Exercise details: Look in the material below for the line with "Clone this diagram in TikZ." and the line with "width=145pt,minimum height=128pt] (self)", then set down exactly those two lines and all lines between, nothing more.

The data:
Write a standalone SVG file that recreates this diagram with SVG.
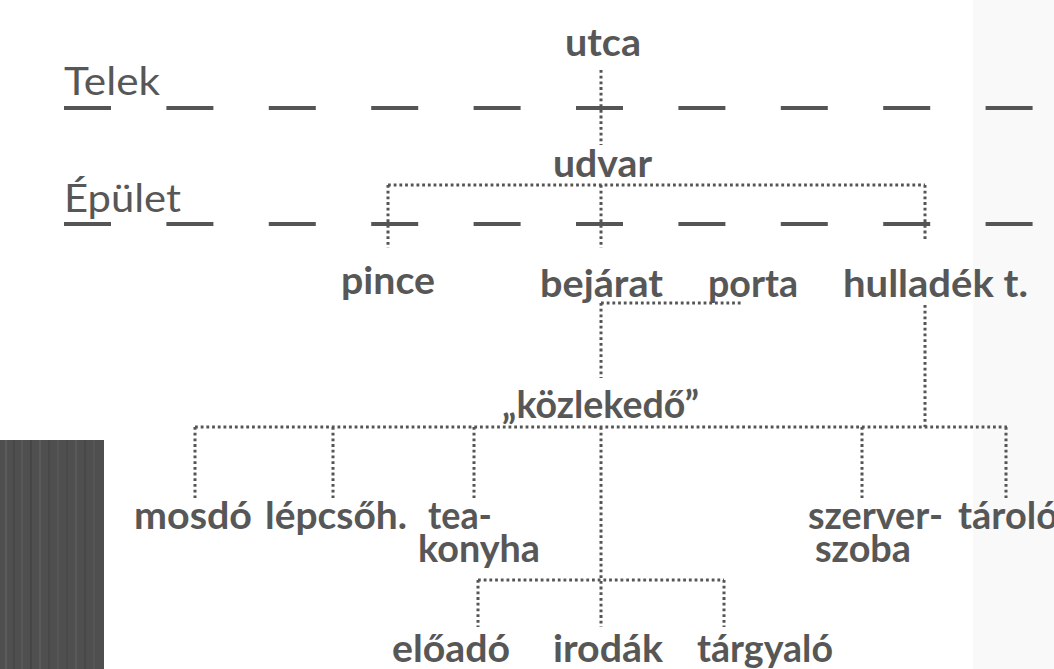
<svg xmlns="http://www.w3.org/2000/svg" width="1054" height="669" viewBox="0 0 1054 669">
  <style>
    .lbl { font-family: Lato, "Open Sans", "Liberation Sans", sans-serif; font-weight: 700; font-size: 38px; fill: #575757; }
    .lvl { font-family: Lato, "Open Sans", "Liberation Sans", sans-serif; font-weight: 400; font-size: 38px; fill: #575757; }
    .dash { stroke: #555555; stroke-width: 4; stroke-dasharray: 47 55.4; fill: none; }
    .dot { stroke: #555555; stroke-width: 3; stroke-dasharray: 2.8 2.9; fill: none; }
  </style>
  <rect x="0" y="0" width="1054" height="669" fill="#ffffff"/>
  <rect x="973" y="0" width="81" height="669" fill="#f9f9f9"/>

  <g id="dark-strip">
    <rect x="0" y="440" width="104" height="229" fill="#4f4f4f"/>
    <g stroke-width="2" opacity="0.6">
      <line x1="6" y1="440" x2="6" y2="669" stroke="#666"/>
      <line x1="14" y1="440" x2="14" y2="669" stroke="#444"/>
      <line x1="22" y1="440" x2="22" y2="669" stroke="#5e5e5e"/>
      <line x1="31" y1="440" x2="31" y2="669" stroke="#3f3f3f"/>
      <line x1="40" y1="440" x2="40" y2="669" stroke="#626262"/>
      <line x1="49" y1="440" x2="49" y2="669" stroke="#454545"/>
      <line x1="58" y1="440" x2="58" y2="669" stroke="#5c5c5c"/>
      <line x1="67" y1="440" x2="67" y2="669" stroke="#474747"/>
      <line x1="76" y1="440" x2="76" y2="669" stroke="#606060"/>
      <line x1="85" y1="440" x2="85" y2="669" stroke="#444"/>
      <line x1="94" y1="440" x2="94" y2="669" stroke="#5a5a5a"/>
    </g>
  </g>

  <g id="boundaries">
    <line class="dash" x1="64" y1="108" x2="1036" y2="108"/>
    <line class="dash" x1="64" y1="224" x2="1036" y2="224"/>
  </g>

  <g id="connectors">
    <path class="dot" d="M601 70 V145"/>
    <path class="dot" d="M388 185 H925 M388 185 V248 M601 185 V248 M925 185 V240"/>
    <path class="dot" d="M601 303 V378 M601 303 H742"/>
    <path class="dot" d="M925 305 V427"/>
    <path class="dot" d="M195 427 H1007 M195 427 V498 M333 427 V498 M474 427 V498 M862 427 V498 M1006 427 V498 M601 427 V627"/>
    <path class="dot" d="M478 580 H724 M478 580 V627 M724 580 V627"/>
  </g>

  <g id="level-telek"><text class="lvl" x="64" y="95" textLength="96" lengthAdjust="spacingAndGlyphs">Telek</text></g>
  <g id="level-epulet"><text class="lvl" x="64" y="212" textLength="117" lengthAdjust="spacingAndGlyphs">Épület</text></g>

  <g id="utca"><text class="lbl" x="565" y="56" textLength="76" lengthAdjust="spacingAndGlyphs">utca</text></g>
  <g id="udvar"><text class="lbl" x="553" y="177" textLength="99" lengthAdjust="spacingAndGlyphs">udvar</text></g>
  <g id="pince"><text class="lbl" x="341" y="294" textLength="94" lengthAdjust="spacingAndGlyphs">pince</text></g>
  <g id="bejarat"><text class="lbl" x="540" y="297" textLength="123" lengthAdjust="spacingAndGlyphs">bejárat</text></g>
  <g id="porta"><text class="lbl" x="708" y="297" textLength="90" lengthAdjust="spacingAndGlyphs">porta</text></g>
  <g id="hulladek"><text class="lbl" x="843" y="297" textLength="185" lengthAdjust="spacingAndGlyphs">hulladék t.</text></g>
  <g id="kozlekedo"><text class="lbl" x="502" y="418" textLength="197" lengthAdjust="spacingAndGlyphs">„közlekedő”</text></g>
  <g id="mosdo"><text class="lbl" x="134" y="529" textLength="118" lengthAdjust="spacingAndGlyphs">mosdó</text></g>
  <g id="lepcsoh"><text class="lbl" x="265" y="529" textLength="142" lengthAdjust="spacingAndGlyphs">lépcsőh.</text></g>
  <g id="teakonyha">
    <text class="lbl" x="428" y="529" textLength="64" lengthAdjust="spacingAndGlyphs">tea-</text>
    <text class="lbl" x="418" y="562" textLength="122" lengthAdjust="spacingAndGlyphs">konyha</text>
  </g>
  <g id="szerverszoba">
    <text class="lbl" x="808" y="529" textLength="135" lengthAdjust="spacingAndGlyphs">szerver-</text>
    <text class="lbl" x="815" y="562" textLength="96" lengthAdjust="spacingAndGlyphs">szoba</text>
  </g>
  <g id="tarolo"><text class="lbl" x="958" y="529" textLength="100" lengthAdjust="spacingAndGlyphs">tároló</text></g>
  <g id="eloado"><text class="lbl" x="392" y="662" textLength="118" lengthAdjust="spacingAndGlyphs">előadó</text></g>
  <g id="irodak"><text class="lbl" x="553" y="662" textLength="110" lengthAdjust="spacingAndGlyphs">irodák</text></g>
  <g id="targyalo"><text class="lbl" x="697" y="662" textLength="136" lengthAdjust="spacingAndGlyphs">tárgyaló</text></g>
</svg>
* * *
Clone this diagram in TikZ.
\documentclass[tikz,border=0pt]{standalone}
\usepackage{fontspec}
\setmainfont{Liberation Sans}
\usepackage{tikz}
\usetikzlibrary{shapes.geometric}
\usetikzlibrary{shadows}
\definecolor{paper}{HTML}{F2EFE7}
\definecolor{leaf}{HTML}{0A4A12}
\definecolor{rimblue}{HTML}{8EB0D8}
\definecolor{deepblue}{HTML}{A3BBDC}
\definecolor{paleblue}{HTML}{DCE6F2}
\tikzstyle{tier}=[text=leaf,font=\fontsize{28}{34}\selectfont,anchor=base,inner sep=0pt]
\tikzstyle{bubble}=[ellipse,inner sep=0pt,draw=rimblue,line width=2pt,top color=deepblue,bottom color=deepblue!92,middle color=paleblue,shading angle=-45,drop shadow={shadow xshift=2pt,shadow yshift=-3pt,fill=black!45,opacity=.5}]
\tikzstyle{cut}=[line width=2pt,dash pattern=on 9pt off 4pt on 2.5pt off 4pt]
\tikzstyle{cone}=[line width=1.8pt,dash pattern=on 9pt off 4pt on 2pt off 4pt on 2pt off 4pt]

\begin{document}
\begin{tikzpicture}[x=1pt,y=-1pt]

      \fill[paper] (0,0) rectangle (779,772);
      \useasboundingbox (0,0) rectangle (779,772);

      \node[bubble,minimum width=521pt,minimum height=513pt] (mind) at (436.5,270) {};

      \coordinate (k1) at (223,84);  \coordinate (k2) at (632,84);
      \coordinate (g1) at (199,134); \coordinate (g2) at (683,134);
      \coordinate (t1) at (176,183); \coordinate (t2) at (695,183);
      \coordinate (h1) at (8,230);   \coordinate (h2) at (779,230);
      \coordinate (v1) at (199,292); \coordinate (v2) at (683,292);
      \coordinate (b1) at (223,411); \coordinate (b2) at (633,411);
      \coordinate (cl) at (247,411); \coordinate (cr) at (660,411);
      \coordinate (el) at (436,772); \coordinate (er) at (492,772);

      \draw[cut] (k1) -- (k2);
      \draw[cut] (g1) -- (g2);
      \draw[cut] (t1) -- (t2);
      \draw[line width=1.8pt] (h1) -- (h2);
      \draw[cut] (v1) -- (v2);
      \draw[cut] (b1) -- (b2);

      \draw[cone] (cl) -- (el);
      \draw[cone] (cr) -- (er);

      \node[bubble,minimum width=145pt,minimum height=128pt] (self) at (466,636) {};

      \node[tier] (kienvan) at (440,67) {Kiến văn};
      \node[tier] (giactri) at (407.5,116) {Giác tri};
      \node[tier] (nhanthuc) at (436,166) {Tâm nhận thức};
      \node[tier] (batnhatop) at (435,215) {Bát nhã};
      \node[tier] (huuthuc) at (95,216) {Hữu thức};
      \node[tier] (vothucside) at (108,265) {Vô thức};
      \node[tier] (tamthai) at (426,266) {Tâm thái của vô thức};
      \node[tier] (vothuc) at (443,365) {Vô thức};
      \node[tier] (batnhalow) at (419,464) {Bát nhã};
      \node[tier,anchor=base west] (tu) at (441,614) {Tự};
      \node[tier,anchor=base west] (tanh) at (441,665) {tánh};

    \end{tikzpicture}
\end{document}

Right answer:
Clone this diagram in TikZ.
\documentclass[tikz,border=0pt]{standalone}
\usepackage{fontspec}
\setmainfont{Liberation Sans}
\usepackage{tikz}
\usetikzlibrary{shapes.geometric}
\usetikzlibrary{shadows}
\definecolor{paper}{HTML}{F2EFE7}
\definecolor{leaf}{HTML}{0A4A12}
\definecolor{rimblue}{HTML}{8EB0D8}
\definecolor{deepblue}{HTML}{A3BBDC}
\definecolor{paleblue}{HTML}{DCE6F2}
\tikzstyle{tier}=[text=leaf,font=\fontsize{28}{34}\selectfont,anchor=base,inner sep=0pt]
\tikzstyle{bubble}=[ellipse,inner sep=0pt,draw=rimblue,line width=2pt,top color=deepblue,bottom color=deepblue!92,middle color=paleblue,shading angle=-45,drop shadow={shadow xshift=2pt,shadow yshift=-3pt,fill=black!45,opacity=.5}]
\tikzstyle{cut}=[line width=2pt,dash pattern=on 9pt off 4pt on 2.5pt off 4pt]
\tikzstyle{cone}=[line width=1.8pt,dash pattern=on 9pt off 4pt on 2pt off 4pt on 2pt off 4pt]

\begin{document}
\begin{tikzpicture}[x=1pt,y=-1pt]

      \fill[paper] (0,0) rectangle (779,772);
      \useasboundingbox (0,0) rectangle (779,772);

      \node[bubble,minimum width=521pt,minimum height=513pt] (mind) at (436.5,270) {};

      \coordinate (k1) at (223,84);  \coordinate (k2) at (632,84);
      \coordinate (g1) at (199,134); \coordinate (g2) at (683,134);
      \coordinate (t1) at (176,183); \coordinate (t2) at (695,183);
      \coordinate (h1) at (8,230);   \coordinate (h2) at (779,230);
      \coordinate (v1) at (199,292); \coordinate (v2) at (683,292);
      \coordinate (b1) at (223,411); \coordinate (b2) at (633,411);
      \coordinate (cl) at (247,411); \coordinate (cr) at (660,411);
      \coordinate (el) at (436,772); \coordinate (er) at (492,772);

      \draw[cut] (k1) -- (k2);
      \draw[cut] (g1) -- (g2);
      \draw[cut] (t1) -- (t2);
      \draw[line width=1.8pt] (h1) -- (h2);
      \draw[cut] (v1) -- (v2);
      \draw[cut] (b1) -- (b2);

      \draw[cone] (cl) -- (el);
      \draw[cone] (cr) -- (er);

      \node[bubble,minimum width=145pt,minimum height=128pt] (self) at (466,636) {};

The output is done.